When you ask for something what is the feeling you have just before asking? That feeling will pretty much dictate what the answer will be. This applies to asking a favor of friends and loved ones or asking for an influencer’s endorsement even asking for the order from your customer. Your sense of your level of deservedness will have a direct impact on every interaction with the contact.
So the feeling sense behind it has to be confident and “deserving,” not from and entitlement perspective, but from a competency perspective. For example, I am, and my product is competent and worthy to receive the energy of this influencer or sales contact. So, if you might not believe it at some level then how do you turn it around? My answer is 1) good old fashioned research and 2) just ask them!
Research:
If you have been reading this blog for any length of time you will have heard this a lot –read, research, investigate. If you are pursuing an influencer to endorse your product or pursuing them as a possible customer, then research them in depth. Find out their likes and dislikes, discover what they have said in the press.

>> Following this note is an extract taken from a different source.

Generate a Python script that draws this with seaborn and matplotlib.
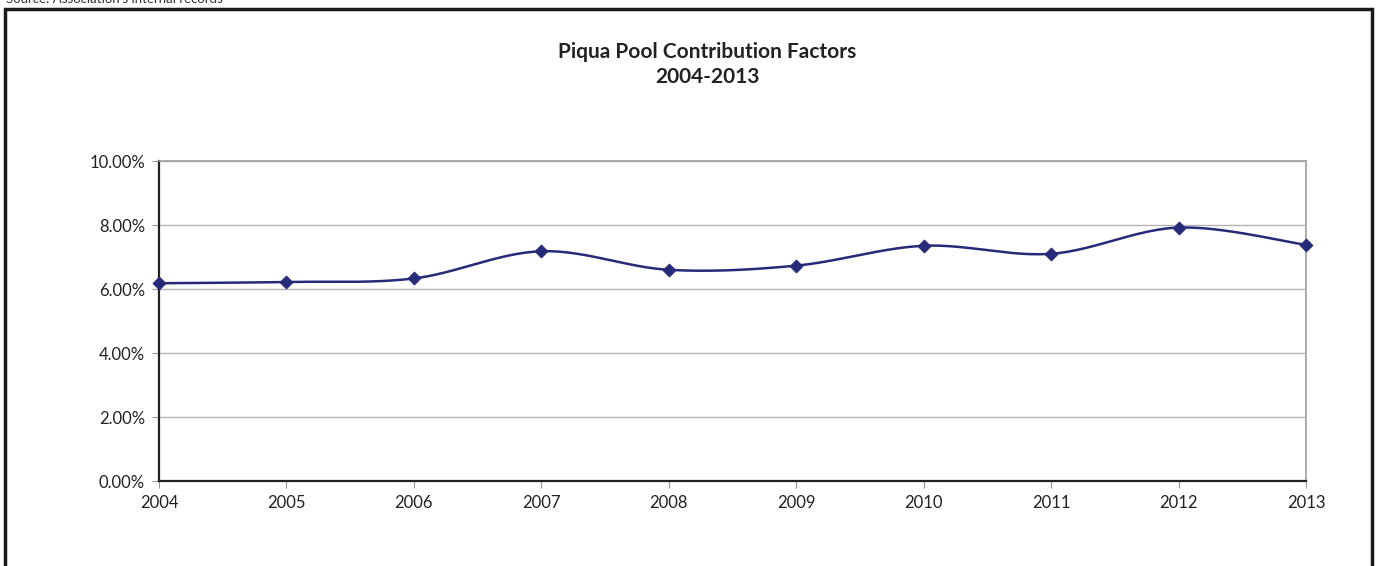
import numpy as np
import pandas as pd
import matplotlib
matplotlib.use("Agg")
import matplotlib.pyplot as plt
import seaborn as sns
from matplotlib.patches import Rectangle
from matplotlib.ticker import FuncFormatter

# Data
years = [2004, 2005, 2006, 2007, 2008, 2009, 2010, 2011, 2012, 2013]
factors = [6.18, 6.22, 6.33, 7.18, 6.60, 6.73, 7.35, 7.10, 7.92, 7.38]
title_lines = ["Piqua Pool Contribution Factors", "2004-2013"]
source_note = "Source: Association's internal records"

LINE_COLOR = "#262a78"


def excel_smooth(x, y, n=30):
    # Excel style smoothed line: cubic Bezier with Catmull-Rom control points
    x = np.asarray(x, float)
    y = np.asarray(y, float)
    xp = np.concatenate([[x[0]], x, [x[-1]]])
    yp = np.concatenate([[y[0]], y, [y[-1]]])
    xs, ys = [], []
    t = np.linspace(0, 1, n)
    for i in range(len(x) - 1):
        p0 = np.array([xp[i + 1], yp[i + 1]])
        p3 = np.array([xp[i + 2], yp[i + 2]])
        p1 = p0 + (np.array([xp[i + 2], yp[i + 2]]) - np.array([xp[i], yp[i]])) / 6
        p2 = p3 - (np.array([xp[i + 3], yp[i + 3]]) - np.array([xp[i + 1], yp[i + 1]])) / 6
        b = ((1 - t) ** 3)[:, None] * p0 + (3 * (1 - t) ** 2 * t)[:, None] * p1 \
            + (3 * (1 - t) * t ** 2)[:, None] * p2 + (t ** 3)[:, None] * p3
        xs.extend(b[:, 0])
        ys.extend(b[:, 1])
    return np.array(xs), np.array(ys)


sns.set_theme(style="white")
plt.rcParams['font.family'] = ['Lato', 'DejaVu Sans']

W, H = 1378, 566
fig = plt.figure(figsize=(W / 100, H / 100), dpi=100)
ax = fig.add_axes([159 / W, (H - 481) / H, (1306 - 159) / W, (481 - 161) / H])

df = pd.DataFrame({"year": years, "factor": factors})
sx, sy = excel_smooth(df["year"], df["factor"])
smooth = pd.DataFrame({"year": sx, "factor": sy})
sns.lineplot(data=smooth, x="year", y="factor", sort=False, color=LINE_COLOR,
             linewidth=1.8, ax=ax, zorder=3)
sns.scatterplot(data=df, x="year", y="factor", marker="D", s=45, color=LINE_COLOR,
                edgecolor=LINE_COLOR, linewidth=0.5, ax=ax, zorder=4, clip_on=False)

ax.set_xlim(years[0], years[-1])
ax.set_ylim(0, 10)
ax.set_xticks(years)
ax.set_yticks(np.arange(0, 10.01, 2))
ax.yaxis.set_major_formatter(FuncFormatter(lambda v, p: f"{v:.2f}%"))
ax.set_xlabel("")
ax.set_ylabel("")
ax.grid(axis="y", color="#b3b3b3", linewidth=1)
ax.set_axisbelow(True)

for side in ["top", "right"]:
    ax.spines[side].set_color("#a0a0a0")
    ax.spines[side].set_linewidth(1.2)
for side in ["left", "bottom"]:
    ax.spines[side].set_color("#222222")
    ax.spines[side].set_linewidth(1.6)

ax.tick_params(axis="both", which="major", direction="out", length=5, width=0.8,
               color="#999999", labelsize=12, labelcolor="#222222")
ax.tick_params(axis="x", pad=5)
ax.tick_params(axis="y", pad=5)
ax.xaxis.set_ticks_position("bottom")
ax.yaxis.set_ticks_position("left")

# Title
fig.text(707 / W, 1 - 52 / H, title_lines[0], ha="center", va="center",
         fontsize=15, fontweight="bold", color="#222222")
fig.text(707 / W, 1 - 77 / H, title_lines[1], ha="center", va="center",
         fontsize=15, fontweight="bold", color="#222222")

# Outer chart frame (runs off the bottom of the image)
fig.patches.append(Rectangle((5 / W, -0.1), (1372 - 5) / W, (1 - 9 / H) + 0.1,
                             transform=fig.transFigure, fill=False,
                             edgecolor="#1a1a1a", linewidth=2.5))

# Source note, mostly cut off at top edge as in the original page crop
fig.text(6 / W, 1 - 3 / H, source_note, ha="left", va="baseline",
         fontsize=9.5, color="#333333")

fig.savefig("out.png", dpi=100, facecolor="white")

Who else is using them and how? What are they saying about the industry, about politics, about their personal lives? If they are a high end influencer in the celebrity category it is easier to find out this information. If they are influencers that are niche or vertically oriented then it requires a little more digging. Lexis Nexis is a great resource, there is also Find Articles and of course Google News. Key in their name, find out what you can, then use it. Reference whatever you have in common with them. Also Spoke is another service that gives some details about their work history.
The next step in the research is as mentioned; use what you find. But offer the influencer something that will benefit them. For example if it is someone I admire and I have used their products before I not only mention that, but I offer how their product has directly benefited me. How, when I read the book or used the product, I experienced “XYZ (insert benefit statement here).” Give them your testimonial; write it so that it is a marketing endorsement that they could actually use. You probably know more about that influencer’s product because you use it. (The end user can often tell you a lot more about the pain that product is solving than you can.) You are helping this influencer by telling them your experience.
Secondly, humanize your approach, notice things, find out their interests then deliver news items or your own personal experience (if you have any) with those hobbies.
Ask Them:
You might want to start by using the research and simply connecting with no agenda. If you have time this is a great way to go. Develop the relationship and they will be much more willing to quickly say “yes” when you ask for something. If you don’t have time use much of what was stated above and ask them (not all in the same email brevity is still the best approach). If they say no ask them why they said no. Qualify it, “in the spirit of improving my approach to important influencers like you, was there something in particular that caused you to say no? Most will respond, and you just got your foot in the door to continue the conversation.
Bottom line is ASK! You won’t get a yes if you don’t ask. By simply approaching most will be pleased that you thought of them and your own credibility factor might just rise. By asking you are starting a dialogue that might not result in an immediate win, but who knows where that relationship will lead down the road. Do some research, pick of the phone and talk to them, or send an email.
This probably sounds a lot like sales, well it is. The caveat I place here is the intention. Once you start to do the research you will see a lot more synergy with the influencer. You will start to experience a kinship and be able to envision the partnership more clearly. These feeling states allow you to have a different energetic perception of the value of your product and that it would also be good for the influencer too. You know for yourself, when you are feeling that a certain relationship makes sense, you are more confident in your approach. The same applies here; the research has made you more confident and allows you to feel as if you know the person better (which you do).